SET EXERCISE
Your task is to give the listing below back word for word, pictures excluded.

RAW DATA
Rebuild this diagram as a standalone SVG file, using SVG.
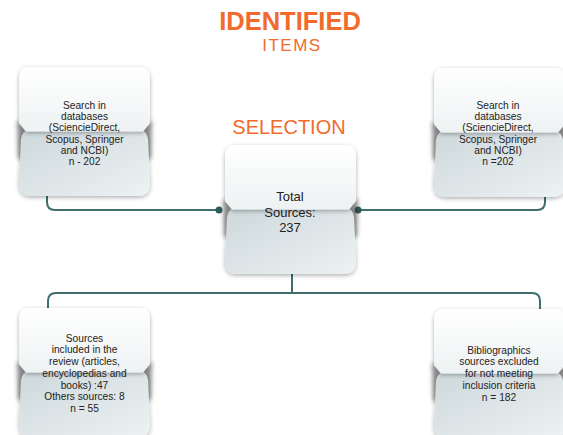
<svg xmlns="http://www.w3.org/2000/svg" xmlns:xlink="http://www.w3.org/1999/xlink" width="563" height="435" viewBox="0 0 563 435">
  <style>
    .t{font-family:"Liberation Sans",Arial,sans-serif;font-size:10.2px;fill:#222;text-anchor:middle}
    .big{font-size:13px}
    .h{font-family:"Liberation Sans",Arial,sans-serif;fill:#f26a2c;text-anchor:middle}
    .wire{fill:none;stroke:#3f6e6f;stroke-width:2}
    .dot{fill:#2f5a5b}
  </style>
  <defs>
    <filter id="soft" x="-50%" y="-50%" width="200%" height="200%">
      <feGaussianBlur stdDeviation="2.2"/>
    </filter>
    <filter id="drop" x="-20%" y="-20%" width="140%" height="140%">
      <feDropShadow dx="0" dy="1.5" stdDeviation="2.2" flood-color="#000" flood-opacity="0.32"/>
    </filter>
    <linearGradient id="gTop" x1="0" y1="0" x2="0" y2="1">
      <stop offset="0" stop-color="#ffffff"/>
      <stop offset="1" stop-color="#eef2f3"/>
    </linearGradient>
    <linearGradient id="gBot" x1="0" y1="0" x2="1" y2="1">
      <stop offset="0" stop-color="#cdd8db"/>
      <stop offset="1" stop-color="#edf2f4"/>
    </linearGradient>
    <!-- folded card: white upper flap, grey lower flap, notched at the fold -->
    <g id="card">
      <path d="M -2,53 L 9,64 L 4,92 L -1,92 Z" fill="#333" opacity="0.55" filter="url(#soft)"/>
      <path d="M 133,53 L 122,64 L 127,92 L 132,92 Z" fill="#333" opacity="0.55" filter="url(#soft)"/>
      <path d="M 7,64 H 124 Q 128,66 129,72 L 131,117 Q 131,129 119,129 H 12 Q 0,129 0,117 L 2,72 Q 3,66 7,64 Z" fill="url(#gBot)" filter="url(#drop)"/>
      <path d="M 0,11 Q 0,0 11,0 H 120 Q 131,0 131,11 V 56 L 124,64.5 H 7 L 0,56 Z" fill="url(#gTop)" filter="url(#drop)"/>
    </g>
  </defs>

  <rect width="563" height="435" fill="#ffffff"/>

  <!-- headings -->
  <text class="h" x="290" y="30" font-weight="bold" font-size="25.5">IDENTIFIED</text>
  <text class="h" x="292" y="51" font-size="17" letter-spacing="1.5">ITEMS</text>
  <text class="h" x="289" y="134" font-size="20">SELECTION</text>

  <!-- connectors -->
  <g id="connectors">
    <path class="wire" d="M 47,196 V 202 Q 47,210 55,210 H 219"/>
    <path class="wire" d="M 545,196 V 202 Q 545,210 537,210 H 358"/>
    <path class="wire" d="M 292,273 V 293"/>
    <path class="wire" d="M 48,308 V 301 Q 48,293 56,293 H 532 Q 540,293 540,301 V 309"/>
    <circle class="dot" cx="219" cy="210" r="3.5"/>
    <circle class="dot" cx="358" cy="210" r="3.5"/>
  </g>

  <g id="search-left">
    <use xlink:href="#card" x="19" y="67"/>
    <text class="t" x="84.5" y="108.5">Search in</text>
    <text class="t" x="84.5" y="119.8">databases</text>
    <text class="t" x="84.5" y="131.1">(SciencieDirect,</text>
    <text class="t" x="84.5" y="142.5">Scopus, Springer</text>
    <text class="t" x="84.5" y="153.8">and NCBI)</text>
    <text class="t" x="84.5" y="165.1">n - 202</text>
  </g>

  <g id="search-right">
    <use xlink:href="#card" x="434" y="68"/>
    <text class="t" x="498" y="108.5">Search in</text>
    <text class="t" x="498" y="119.8">databases</text>
    <text class="t" x="498" y="131.1">(SciencieDirect,</text>
    <text class="t" x="498" y="142.5">Scopus, Springer</text>
    <text class="t" x="498" y="153.8">and NCBI)</text>
    <text class="t" x="498" y="165.1">n =202</text>
  </g>

  <g id="total">
    <use xlink:href="#card" x="225" y="145"/>
    <text class="t big" x="290" y="200.5">Total</text>
    <text class="t big" x="290" y="216.5">Sources:</text>
    <text class="t big" x="290" y="232">237</text>
  </g>

  <g id="included">
    <use xlink:href="#card" x="19" y="308"/>
    <text class="t" x="84.5" y="341.5">Sources</text>
    <text class="t" x="84.5" y="353.3">included in the</text>
    <text class="t" x="84.5" y="365">review (articles,</text>
    <text class="t" x="84.5" y="376.8">encyclopedias and</text>
    <text class="t" x="84.5" y="388.6">books) :47</text>
    <text class="t" x="84.5" y="400.4">Others sources: 8</text>
    <text class="t" x="84.5" y="412.2">n = 55</text>
  </g>

  <g id="excluded">
    <use xlink:href="#card" x="434" y="309"/>
    <text class="t" x="499" y="353.5">Bibliographics</text>
    <text class="t" x="499" y="365">sources excluded</text>
    <text class="t" x="499" y="377">for not meeting</text>
    <text class="t" x="499" y="389">inclusion criteria</text>
    <text class="t" x="499" y="400.5">n = 182</text>
  </g>
</svg>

ANSWER TO THIS TASK
Rebuild this diagram as a standalone SVG file, using SVG.
<svg xmlns="http://www.w3.org/2000/svg" xmlns:xlink="http://www.w3.org/1999/xlink" width="563" height="435" viewBox="0 0 563 435">
  <style>
    .t{font-family:"Liberation Sans",Arial,sans-serif;font-size:10.2px;fill:#222;text-anchor:middle}
    .big{font-size:13px}
    .h{font-family:"Liberation Sans",Arial,sans-serif;fill:#f26a2c;text-anchor:middle}
    .wire{fill:none;stroke:#3f6e6f;stroke-width:2}
    .dot{fill:#2f5a5b}
  </style>
  <defs>
    <filter id="soft" x="-50%" y="-50%" width="200%" height="200%">
      <feGaussianBlur stdDeviation="2.2"/>
    </filter>
    <filter id="drop" x="-20%" y="-20%" width="140%" height="140%">
      <feDropShadow dx="0" dy="1.5" stdDeviation="2.2" flood-color="#000" flood-opacity="0.32"/>
    </filter>
    <linearGradient id="gTop" x1="0" y1="0" x2="0" y2="1">
      <stop offset="0" stop-color="#ffffff"/>
      <stop offset="1" stop-color="#eef2f3"/>
    </linearGradient>
    <linearGradient id="gBot" x1="0" y1="0" x2="1" y2="1">
      <stop offset="0" stop-color="#cdd8db"/>
      <stop offset="1" stop-color="#edf2f4"/>
    </linearGradient>
    <!-- folded card: white upper flap, grey lower flap, notched at the fold -->
    <g id="card">
      <path d="M -2,53 L 9,64 L 4,92 L -1,92 Z" fill="#333" opacity="0.55" filter="url(#soft)"/>
      <path d="M 133,53 L 122,64 L 127,92 L 132,92 Z" fill="#333" opacity="0.55" filter="url(#soft)"/>
      <path d="M 7,64 H 124 Q 128,66 129,72 L 131,117 Q 131,129 119,129 H 12 Q 0,129 0,117 L 2,72 Q 3,66 7,64 Z" fill="url(#gBot)" filter="url(#drop)"/>
      <path d="M 0,11 Q 0,0 11,0 H 120 Q 131,0 131,11 V 56 L 124,64.5 H 7 L 0,56 Z" fill="url(#gTop)" filter="url(#drop)"/>
    </g>
  </defs>

  <rect width="563" height="435" fill="#ffffff"/>

  <!-- headings -->
  <text class="h" x="290" y="30" font-weight="bold" font-size="25.5">IDENTIFIED</text>
  <text class="h" x="292" y="51" font-size="17" letter-spacing="1.5">ITEMS</text>
  <text class="h" x="289" y="134" font-size="20">SELECTION</text>

  <!-- connectors -->
  <g id="connectors">
    <path class="wire" d="M 47,196 V 202 Q 47,210 55,210 H 219"/>
    <path class="wire" d="M 545,196 V 202 Q 545,210 537,210 H 358"/>
    <path class="wire" d="M 292,273 V 293"/>
    <path class="wire" d="M 48,308 V 301 Q 48,293 56,293 H 532 Q 540,293 540,301 V 309"/>
    <circle class="dot" cx="219" cy="210" r="3.5"/>
    <circle class="dot" cx="358" cy="210" r="3.5"/>
  </g>

  <g id="search-left">
    <use xlink:href="#card" x="19" y="67"/>
    <text class="t" x="84.5" y="108.5">Search in</text>
    <text class="t" x="84.5" y="119.8">databases</text>
    <text class="t" x="84.5" y="131.1">(SciencieDirect,</text>
    <text class="t" x="84.5" y="142.5">Scopus, Springer</text>
    <text class="t" x="84.5" y="153.8">and NCBI)</text>
    <text class="t" x="84.5" y="165.1">n - 202</text>
  </g>

  <g id="search-right">
    <use xlink:href="#card" x="434" y="68"/>
    <text class="t" x="498" y="108.5">Search in</text>
    <text class="t" x="498" y="119.8">databases</text>
    <text class="t" x="498" y="131.1">(SciencieDirect,</text>
    <text class="t" x="498" y="142.5">Scopus, Springer</text>
    <text class="t" x="498" y="153.8">and NCBI)</text>
    <text class="t" x="498" y="165.1">n =202</text>
  </g>

  <g id="total">
    <use xlink:href="#card" x="225" y="145"/>
    <text class="t big" x="290" y="200.5">Total</text>
    <text class="t big" x="290" y="216.5">Sources:</text>
    <text class="t big" x="290" y="232">237</text>
  </g>

  <g id="included">
    <use xlink:href="#card" x="19" y="308"/>
    <text class="t" x="84.5" y="341.5">Sources</text>
    <text class="t" x="84.5" y="353.3">included in the</text>
    <text class="t" x="84.5" y="365">review (articles,</text>
    <text class="t" x="84.5" y="376.8">encyclopedias and</text>
    <text class="t" x="84.5" y="388.6">books) :47</text>
    <text class="t" x="84.5" y="400.4">Others sources: 8</text>
    <text class="t" x="84.5" y="412.2">n = 55</text>
  </g>

  <g id="excluded">
    <use xlink:href="#card" x="434" y="309"/>
    <text class="t" x="499" y="353.5">Bibliographics</text>
    <text class="t" x="499" y="365">sources excluded</text>
    <text class="t" x="499" y="377">for not meeting</text>
    <text class="t" x="499" y="389">inclusion criteria</text>
    <text class="t" x="499" y="400.5">n = 182</text>
  </g>
</svg>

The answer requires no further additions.